___ Data block

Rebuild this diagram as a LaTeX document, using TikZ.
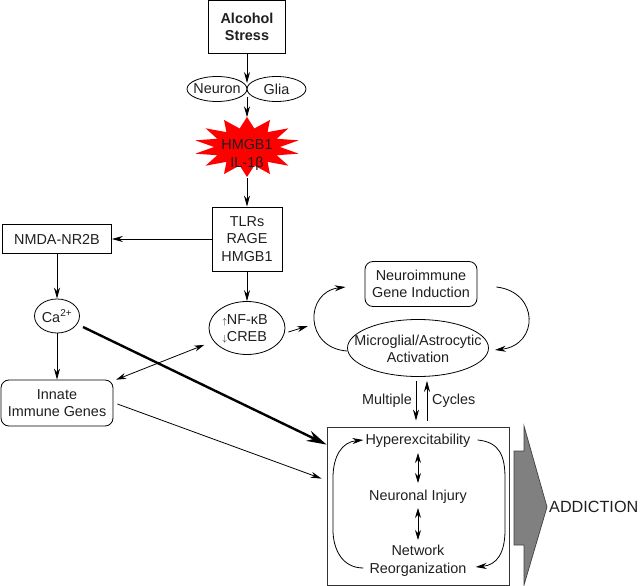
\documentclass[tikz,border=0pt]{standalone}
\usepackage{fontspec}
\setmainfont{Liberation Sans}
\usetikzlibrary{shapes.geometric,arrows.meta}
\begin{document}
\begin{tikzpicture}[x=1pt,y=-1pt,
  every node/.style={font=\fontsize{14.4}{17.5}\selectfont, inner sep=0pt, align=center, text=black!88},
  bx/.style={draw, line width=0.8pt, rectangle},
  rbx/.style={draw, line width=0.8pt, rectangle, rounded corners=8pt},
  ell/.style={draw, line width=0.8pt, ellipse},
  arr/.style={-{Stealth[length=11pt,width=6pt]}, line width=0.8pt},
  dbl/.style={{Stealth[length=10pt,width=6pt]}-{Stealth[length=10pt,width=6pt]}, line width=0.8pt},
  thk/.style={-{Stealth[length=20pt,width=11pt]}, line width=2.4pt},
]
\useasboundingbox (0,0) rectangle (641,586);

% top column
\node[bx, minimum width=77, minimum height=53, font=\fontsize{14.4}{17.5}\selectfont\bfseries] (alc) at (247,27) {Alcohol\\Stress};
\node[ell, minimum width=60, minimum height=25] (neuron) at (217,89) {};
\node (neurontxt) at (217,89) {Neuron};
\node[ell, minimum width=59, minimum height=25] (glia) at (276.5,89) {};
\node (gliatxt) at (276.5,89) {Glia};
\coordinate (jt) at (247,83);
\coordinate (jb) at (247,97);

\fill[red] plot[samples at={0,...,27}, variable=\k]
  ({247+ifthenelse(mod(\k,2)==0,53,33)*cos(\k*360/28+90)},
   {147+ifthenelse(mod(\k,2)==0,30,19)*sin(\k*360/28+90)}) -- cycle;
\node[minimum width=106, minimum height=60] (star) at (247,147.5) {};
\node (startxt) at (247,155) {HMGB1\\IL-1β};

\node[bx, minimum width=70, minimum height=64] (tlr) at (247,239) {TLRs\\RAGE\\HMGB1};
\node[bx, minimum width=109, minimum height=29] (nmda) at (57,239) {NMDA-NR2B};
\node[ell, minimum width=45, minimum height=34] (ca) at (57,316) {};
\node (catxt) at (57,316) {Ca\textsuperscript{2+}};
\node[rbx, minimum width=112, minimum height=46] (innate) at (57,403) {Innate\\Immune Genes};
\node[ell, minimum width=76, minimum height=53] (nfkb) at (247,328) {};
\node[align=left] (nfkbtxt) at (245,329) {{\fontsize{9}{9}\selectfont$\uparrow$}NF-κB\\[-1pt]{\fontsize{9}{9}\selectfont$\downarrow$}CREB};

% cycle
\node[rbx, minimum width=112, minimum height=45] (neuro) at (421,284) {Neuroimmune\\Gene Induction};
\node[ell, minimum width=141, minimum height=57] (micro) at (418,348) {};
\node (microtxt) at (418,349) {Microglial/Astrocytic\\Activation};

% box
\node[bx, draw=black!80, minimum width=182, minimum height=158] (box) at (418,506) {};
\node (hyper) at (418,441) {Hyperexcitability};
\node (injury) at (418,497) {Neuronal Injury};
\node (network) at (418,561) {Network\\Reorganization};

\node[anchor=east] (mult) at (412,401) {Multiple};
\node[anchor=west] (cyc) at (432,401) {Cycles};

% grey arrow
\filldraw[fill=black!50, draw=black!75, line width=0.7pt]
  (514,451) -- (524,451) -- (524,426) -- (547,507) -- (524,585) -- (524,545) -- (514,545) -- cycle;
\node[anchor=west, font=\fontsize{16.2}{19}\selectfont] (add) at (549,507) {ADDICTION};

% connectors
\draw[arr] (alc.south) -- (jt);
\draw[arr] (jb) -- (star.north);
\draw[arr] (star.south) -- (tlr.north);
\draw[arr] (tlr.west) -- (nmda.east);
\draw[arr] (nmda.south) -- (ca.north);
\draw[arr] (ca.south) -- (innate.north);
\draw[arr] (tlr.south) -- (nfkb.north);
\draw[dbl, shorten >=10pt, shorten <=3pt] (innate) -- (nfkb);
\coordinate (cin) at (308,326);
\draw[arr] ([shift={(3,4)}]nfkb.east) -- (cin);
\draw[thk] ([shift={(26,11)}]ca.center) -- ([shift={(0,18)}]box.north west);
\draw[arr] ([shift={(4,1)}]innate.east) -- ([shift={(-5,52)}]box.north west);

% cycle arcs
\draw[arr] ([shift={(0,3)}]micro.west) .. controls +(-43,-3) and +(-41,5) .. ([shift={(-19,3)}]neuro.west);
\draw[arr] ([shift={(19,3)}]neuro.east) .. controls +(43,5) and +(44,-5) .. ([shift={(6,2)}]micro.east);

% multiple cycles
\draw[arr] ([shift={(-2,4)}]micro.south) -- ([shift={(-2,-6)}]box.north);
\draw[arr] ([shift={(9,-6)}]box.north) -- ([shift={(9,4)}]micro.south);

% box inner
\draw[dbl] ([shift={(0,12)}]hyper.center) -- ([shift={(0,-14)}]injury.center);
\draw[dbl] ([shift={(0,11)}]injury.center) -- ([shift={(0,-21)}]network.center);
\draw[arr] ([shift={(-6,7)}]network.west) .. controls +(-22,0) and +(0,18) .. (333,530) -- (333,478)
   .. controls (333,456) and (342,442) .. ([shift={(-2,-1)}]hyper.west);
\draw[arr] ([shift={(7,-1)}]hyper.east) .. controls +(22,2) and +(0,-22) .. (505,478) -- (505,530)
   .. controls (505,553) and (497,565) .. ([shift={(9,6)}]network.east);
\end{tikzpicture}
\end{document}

______

_Description of the task_. Without the pictures, copy the material exactly as given.

_Result of this task_.
Rebuild this diagram as a LaTeX document, using TikZ.
\documentclass[tikz,border=0pt]{standalone}
\usepackage{fontspec}
\setmainfont{Liberation Sans}
\usetikzlibrary{shapes.geometric,arrows.meta}
\begin{document}
\begin{tikzpicture}[x=1pt,y=-1pt,
  every node/.style={font=\fontsize{14.4}{17.5}\selectfont, inner sep=0pt, align=center, text=black!88},
  bx/.style={draw, line width=0.8pt, rectangle},
  rbx/.style={draw, line width=0.8pt, rectangle, rounded corners=8pt},
  ell/.style={draw, line width=0.8pt, ellipse},
  arr/.style={-{Stealth[length=11pt,width=6pt]}, line width=0.8pt},
  dbl/.style={{Stealth[length=10pt,width=6pt]}-{Stealth[length=10pt,width=6pt]}, line width=0.8pt},
  thk/.style={-{Stealth[length=20pt,width=11pt]}, line width=2.4pt},
]
\useasboundingbox (0,0) rectangle (641,586);

% top column
\node[bx, minimum width=77, minimum height=53, font=\fontsize{14.4}{17.5}\selectfont\bfseries] (alc) at (247,27) {Alcohol\\Stress};
\node[ell, minimum width=60, minimum height=25] (neuron) at (217,89) {};
\node (neurontxt) at (217,89) {Neuron};
\node[ell, minimum width=59, minimum height=25] (glia) at (276.5,89) {};
\node (gliatxt) at (276.5,89) {Glia};
\coordinate (jt) at (247,83);
\coordinate (jb) at (247,97);

\fill[red] plot[samples at={0,...,27}, variable=\k]
  ({247+ifthenelse(mod(\k,2)==0,53,33)*cos(\k*360/28+90)},
   {147+ifthenelse(mod(\k,2)==0,30,19)*sin(\k*360/28+90)}) -- cycle;
\node[minimum width=106, minimum height=60] (star) at (247,147.5) {};
\node (startxt) at (247,155) {HMGB1\\IL-1β};

\node[bx, minimum width=70, minimum height=64] (tlr) at (247,239) {TLRs\\RAGE\\HMGB1};
\node[bx, minimum width=109, minimum height=29] (nmda) at (57,239) {NMDA-NR2B};
\node[ell, minimum width=45, minimum height=34] (ca) at (57,316) {};
\node (catxt) at (57,316) {Ca\textsuperscript{2+}};
\node[rbx, minimum width=112, minimum height=46] (innate) at (57,403) {Innate\\Immune Genes};
\node[ell, minimum width=76, minimum height=53] (nfkb) at (247,328) {};
\node[align=left] (nfkbtxt) at (245,329) {{\fontsize{9}{9}\selectfont$\uparrow$}NF-κB\\[-1pt]{\fontsize{9}{9}\selectfont$\downarrow$}CREB};

% cycle
\node[rbx, minimum width=112, minimum height=45] (neuro) at (421,284) {Neuroimmune\\Gene Induction};
\node[ell, minimum width=141, minimum height=57] (micro) at (418,348) {};
\node (microtxt) at (418,349) {Microglial/Astrocytic\\Activation};

% box
\node[bx, draw=black!80, minimum width=182, minimum height=158] (box) at (418,506) {};
\node (hyper) at (418,441) {Hyperexcitability};
\node (injury) at (418,497) {Neuronal Injury};
\node (network) at (418,561) {Network\\Reorganization};

\node[anchor=east] (mult) at (412,401) {Multiple};
\node[anchor=west] (cyc) at (432,401) {Cycles};

% grey arrow
\filldraw[fill=black!50, draw=black!75, line width=0.7pt]
  (514,451) -- (524,451) -- (524,426) -- (547,507) -- (524,585) -- (524,545) -- (514,545) -- cycle;
\node[anchor=west, font=\fontsize{16.2}{19}\selectfont] (add) at (549,507) {ADDICTION};

% connectors
\draw[arr] (alc.south) -- (jt);
\draw[arr] (jb) -- (star.north);
\draw[arr] (star.south) -- (tlr.north);
\draw[arr] (tlr.west) -- (nmda.east);
\draw[arr] (nmda.south) -- (ca.north);
\draw[arr] (ca.south) -- (innate.north);
\draw[arr] (tlr.south) -- (nfkb.north);
\draw[dbl, shorten >=10pt, shorten <=3pt] (innate) -- (nfkb);
\coordinate (cin) at (308,326);
\draw[arr] ([shift={(3,4)}]nfkb.east) -- (cin);
\draw[thk] ([shift={(26,11)}]ca.center) -- ([shift={(0,18)}]box.north west);
\draw[arr] ([shift={(4,1)}]innate.east) -- ([shift={(-5,52)}]box.north west);

% cycle arcs
\draw[arr] ([shift={(0,3)}]micro.west) .. controls +(-43,-3) and +(-41,5) .. ([shift={(-19,3)}]neuro.west);
\draw[arr] ([shift={(19,3)}]neuro.east) .. controls +(43,5) and +(44,-5) .. ([shift={(6,2)}]micro.east);

% multiple cycles
\draw[arr] ([shift={(-2,4)}]micro.south) -- ([shift={(-2,-6)}]box.north);
\draw[arr] ([shift={(9,-6)}]box.north) -- ([shift={(9,4)}]micro.south);

% box inner
\draw[dbl] ([shift={(0,12)}]hyper.center) -- ([shift={(0,-14)}]injury.center);
\draw[dbl] ([shift={(0,11)}]injury.center) -- ([shift={(0,-21)}]network.center);
\draw[arr] ([shift={(-6,7)}]network.west) .. controls +(-22,0) and +(0,18) .. (333,530) -- (333,478)
   .. controls (333,456) and (342,442) .. ([shift={(-2,-1)}]hyper.west);
\draw[arr] ([shift={(7,-1)}]hyper.east) .. controls +(22,2) and +(0,-22) .. (505,478) -- (505,530)
   .. controls (505,553) and (497,565) .. ([shift={(9,6)}]network.east);
\end{tikzpicture}
\end{document}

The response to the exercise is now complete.